- _Instructions to follow_
State how many lines include "Clone", giving the number by itself.

- _Data for processing_
***
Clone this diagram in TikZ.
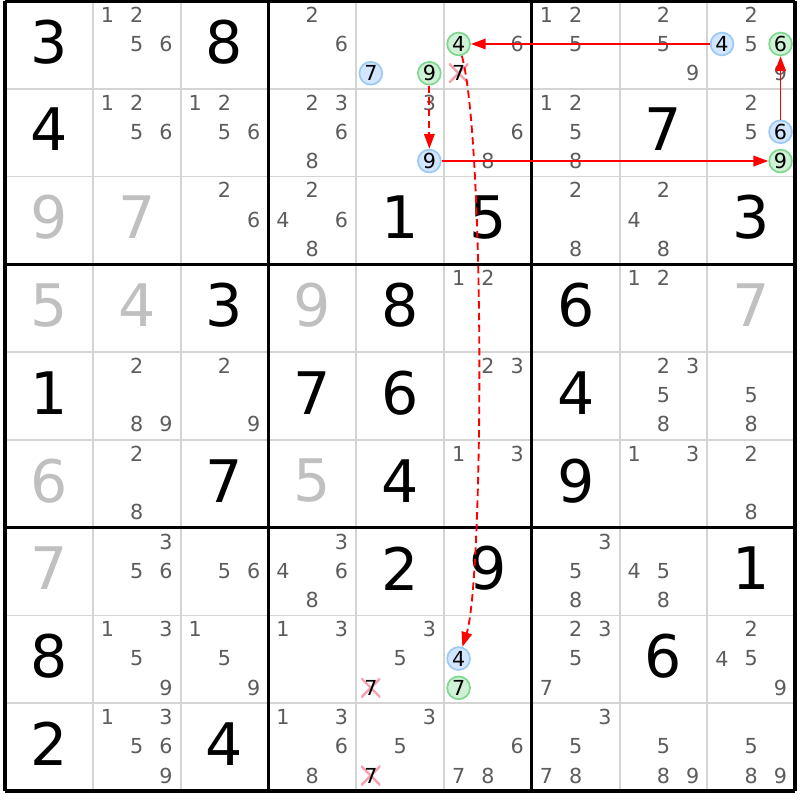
\documentclass[tikz,border=0pt]{standalone}
\usepackage{fontspec}
\setmainfont{DejaVu Sans}
\usetikzlibrary{arrows.meta}
\definecolor{cellline}{HTML}{D4D4D4}
\definecolor{givengray}{HTML}{C0C0C0}
\definecolor{candgray}{HTML}{5C5C5C}
\definecolor{ringblue}{HTML}{9CC8F5}
\definecolor{fillblue}{HTML}{D2E7FF}
\definecolor{ringgreen}{HTML}{7FD68F}
\definecolor{fillgreen}{HTML}{CFF1D5}
\definecolor{strike}{HTML}{F4A3AE}
\tikzset{
  big/.style={font=\fontsize{19}{19}\selectfont, inner sep=0pt, yshift=1pt},
  given/.style={big, text=givengray},
  solved/.style={big, text=black},
  cand/.style={font=\fontsize{6.7}{7}\selectfont, text=candgray, inner sep=0pt},
  ring/.style={cand, text=black, circle, line width=0.55pt, minimum size=0.26cm},
  onblue/.style={ring, draw=ringblue, fill=fillblue},
  ongreen/.style={ring, draw=ringgreen, fill=fillgreen},
  struck/.style={cand, text=black, minimum size=0.22cm, path picture={
      \draw[strike, line width=0.8pt] (path picture bounding box.south west) -- (path picture bounding box.north east)
        (path picture bounding box.north west) -- (path picture bounding box.south east);}},
  link/.style={red, line width=0.6pt, -{Triangle[length=4.8pt,width=3.4pt]}},
  weaklink/.style={link, dash pattern=on 2.4pt off 1.4pt}
}
% #1 style, #2 row, #3 column, #4 digit
\newcommand{\cand}[4][cand]{%
  \pgfmathsetmacro\candx{#3-0.5+(mod(#4-1,3)-1)/3}%
  \pgfmathsetmacro\candy{#2-0.51+(div(#4-1,3)-1)/3}%
  \node[#1] (n#2#3#4) at (\candx,\candy) {#4};}
\begin{document}
\begin{tikzpicture}[x=1cm,y=-1cm]
  \useasboundingbox (-0.057,-0.011) rectangle (9.055,9.101);
  \foreach \i in {1,2,4,5,7,8} {
    \draw[cellline, line width=0.6pt] (\i,0) -- (\i,9);
    \draw[cellline, line width=0.6pt] (0,\i) -- (9,\i);}
  \foreach \i in {0,3,6,9} {
    \draw[line width=1.1pt] (\i,0) -- (\i,9);
    \draw[line width=1.1pt] (0,\i) -- (9,\i);}
  \foreach \r/\c/\d in {1/1/3,1/3/8,2/1/4,2/8/7,3/5/1,3/6/5,3/9/3,4/3/3,4/5/8,4/7/6,5/1/1,5/4/7,5/5/6,5/7/4,
      6/3/7,6/5/4,6/7/9,7/5/2,7/6/9,7/9/1,8/1/8,8/8/6,9/1/2,9/3/4}
    \node[solved] (g\r\c) at (\c-0.5,\r-0.5) {\d};
  \foreach \r/\c/\d in {3/1/9,3/2/7,4/1/5,4/2/4,4/4/9,4/9/7,6/1/6,6/4/5,7/1/7}
    \node[given] (g\r\c) at (\c-0.5,\r-0.5) {\d};
  \foreach \r/\c/\ds in {1/2/{1,2,5,6},1/4/{2,6},1/6/{6},1/7/{1,2,5},1/8/{2,5,9},1/9/{2,5,9},
      2/2/{1,2,5,6},2/3/{1,2,5,6},2/4/{2,3,6,8},2/5/{3},2/6/{6,8},2/7/{1,2,5,8},2/9/{2,5},
      3/3/{2,6},3/4/{2,4,6,8},3/7/{2,8},3/8/{2,4,8},4/6/{1,2},4/8/{1,2},
      5/2/{2,8,9},5/3/{2,9},5/6/{2,3},5/8/{2,3,5,8},5/9/{5,8},6/2/{2,8},6/6/{1,3},6/8/{1,3},6/9/{2,8},
      7/2/{3,5,6},7/3/{5,6},7/4/{3,4,6,8},7/7/{3,5,8},7/8/{4,5,8},
      8/2/{1,3,5,9},8/3/{1,5,9},8/4/{1,3},8/5/{3,5},8/7/{2,3,5,7},8/9/{2,4,5,9},
      9/2/{1,3,5,6,9},9/4/{1,3,6,8},9/5/{3,5},9/6/{6,7,8},9/7/{3,5,7,8},9/8/{5,8,9},9/9/{5,8,9}}
    \foreach \d in \ds {\cand{\r}{\c}{\d}}
  \foreach \r/\c/\d in {1/6/7,8/5/7,9/5/7} {\cand[struck]{\r}{\c}{\d}}
  \foreach \r/\c/\d/\s in {1/5/7/onblue,1/5/9/ongreen,1/6/4/ongreen,1/9/4/onblue,1/9/6/ongreen,
      2/5/9/onblue,2/9/6/onblue,2/9/9/ongreen,8/6/4/onblue,8/6/7/ongreen} {\cand[\s]{\r}{\c}{\d}}
  \draw[link] (n194) -- (n164);
  \draw[weaklink] (n164) .. controls (5.47,1.6) and (5.45,6.6) .. (n864);
  \draw[weaklink] (n159) -- (n259);
  \draw[link] (n259) -- (n299);
  \draw[link] (n296) -- (n196);
\end{tikzpicture}
\end{document}
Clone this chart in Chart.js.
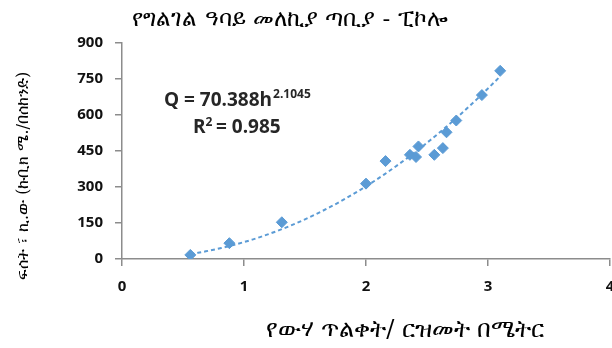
<!DOCTYPE html>
<html>
<head>
<meta charset="utf-8">
<script src="https://cdn.jsdelivr.net/npm/chart.js@4.4.1/dist/chart.umd.min.js"></script>
<style>
  html, body { margin: 0; padding: 0; background: #fff; }
  #wrap { width: 612px; height: 348px; }
</style>
</head>
<body>
<div id="wrap"><canvas id="myChart" width="612" height="348"></canvas></div>
<script>
// water depth (m) and discharge
const depth = [0.56, 0.88, 1.31, 2.00, 2.16, 2.36, 2.41, 2.43, 2.56, 2.63, 2.66, 2.74, 2.95, 3.10];
const discharge = [17, 66, 153, 314, 408, 434, 425, 469, 434, 462, 528, 577, 683, 784];
const yTicks = [0, 150, 300, 450, 600, 750, 900];
const xTicks = [0, 1, 2, 3, 4];

// power trendline as printed on the chart
const coefA = 70.388;
const coefB = 2.1045;
const rSquared = 0.985;

const chartTitle = 'የግልገል ዓባይ መለኪያ ጣቢያ - ፒኮሎ';
const xTitle = 'የውሃ ጥልቀት/ ርዝመት በሜትር';
const yTitle = 'ፍሰት ፣ ኪ.ው (ኩቢክ ሜ./በሰከንድ)';

const pointColor = '#5b9bd5';

function trendPoints() {
    let lo = Math.min(...depth), hi = Math.max(...depth);
    let pts = [];
    for (let i = 0; i <= 40; i++) {
        let h = lo + (hi - lo) * i / 40;
        pts.push({x: h, y: coefA * Math.pow(h, coefB)});
    }
    return pts;
}

const textPlugin = {
    id: 'texts',
    afterDraw(chart) {
        const ctx = chart.ctx;
        ctx.save();
        ctx.fillStyle = '#000';
        ctx.textAlign = 'center';
        ctx.textBaseline = 'middle';
        ctx.font = '23px "DejaVu Serif", serif';
        ctx.fillText(chartTitle, 290, 20);
        ctx.font = '24px "DejaVu Serif", serif';
        ctx.fillText(xTitle, 405, 331);

        ctx.save();
        ctx.translate(24, 176);
        ctx.rotate(-Math.PI / 2);
        ctx.font = '16px "DejaVu Serif", serif';
        ctx.fillText(yTitle, 0, 0);
        ctx.restore();

        // equation label
        ctx.fillStyle = '#262626';
        ctx.textAlign = 'left';
        const big = 'bold 19px "Open Sans", sans-serif';
        const small = 'bold 12px "Open Sans", sans-serif';
        ctx.font = big;
        let base = 'Q = ' + coefA + 'h';
        ctx.fillText(base, 164, 101);
        let w = ctx.measureText(base).width;
        ctx.font = small;
        ctx.fillText(String(coefB), 164 + w + 1, 95);
        ctx.font = big;
        ctx.fillText('R', 193, 128);
        let rw = ctx.measureText('R').width;
        ctx.font = small;
        ctx.fillText('2', 193 + rw, 123);
        ctx.font = big;
        ctx.fillText('= ' + rSquared, 216, 128);
        ctx.restore();
    }
};

function drawChart() {
    const ctx = document.getElementById('myChart').getContext('2d');

    const myChart = new Chart(ctx, {
        type: 'scatter',
        data: {
            datasets: [{
                data: depth.map((h, i) => ({x: h, y: discharge[i]})),
                backgroundColor: pointColor,
                borderColor: pointColor,
                pointStyle: 'rectRot',
                pointRadius: 5.5,
                order: 1
            }, {
                type: 'line',
                data: trendPoints(),
                borderColor: pointColor,
                borderWidth: 2,
                borderDash: [4, 3],
                pointRadius: 0,
                tension: 0,
                fill: false,
                order: 2
            }]
        },
        options: {
            responsive: false,
            animation: false,
            layout: { autoPadding: false, padding: { top: 43, right: 2, left: 0, bottom: 0 } },
            plugins: {
                legend: { display: false },
                tooltip: { enabled: false }
            },
            scales: {
                x: {
                    type: 'linear',
                    min: 0, max: 4,
                    afterBuildTicks: s => { s.ticks = xTicks.map(v => ({value: v})); },
                    afterFit: s => { s.height = 89; s.paddingLeft = 0; s.paddingRight = 0; },
                    grid: { drawOnChartArea: false, color: '#8c8c8c', tickLength: 7, lineWidth: 1.5 },
                    border: { color: '#8c8c8c', width: 1.5 },
                    ticks: { color: '#111', padding: 12, maxRotation: 0,
                             font: { family: 'Open Sans, sans-serif', size: 15, weight: 'bold' } }
                },
                y: {
                    min: 0, max: 900,
                    afterBuildTicks: s => { s.ticks = yTicks.map(v => ({value: v})); },
                    afterFit: s => { s.width = 122; s.paddingTop = 0; s.paddingBottom = 0; },
                    grid: { drawOnChartArea: false, color: '#8c8c8c', tickLength: 7, lineWidth: 1.5 },
                    border: { color: '#8c8c8c', width: 1.5 },
                    ticks: { color: '#111', padding: 12,
                             font: { family: 'Open Sans, sans-serif', size: 15, weight: 'bold' } }
                }
            }
        },
        plugins: [textPlugin]
    });
}

drawChart();
</script>
</body>
</html>
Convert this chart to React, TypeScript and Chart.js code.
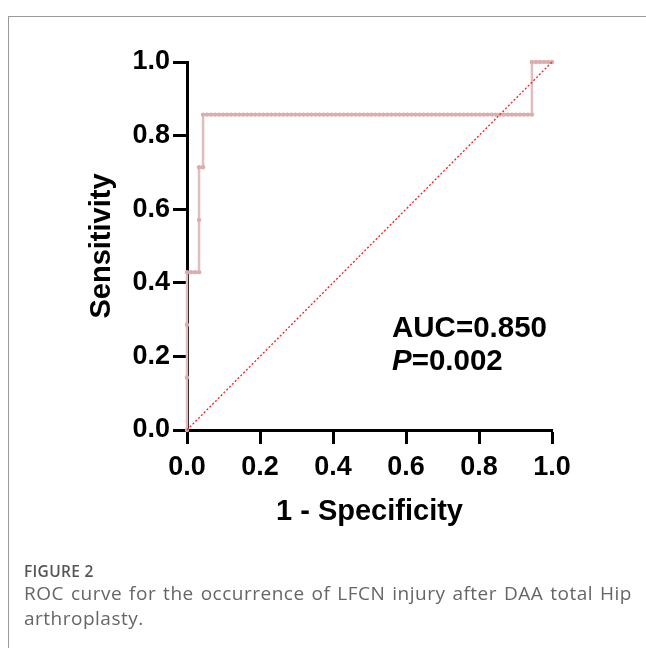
***
- _Solution to the exercise_
2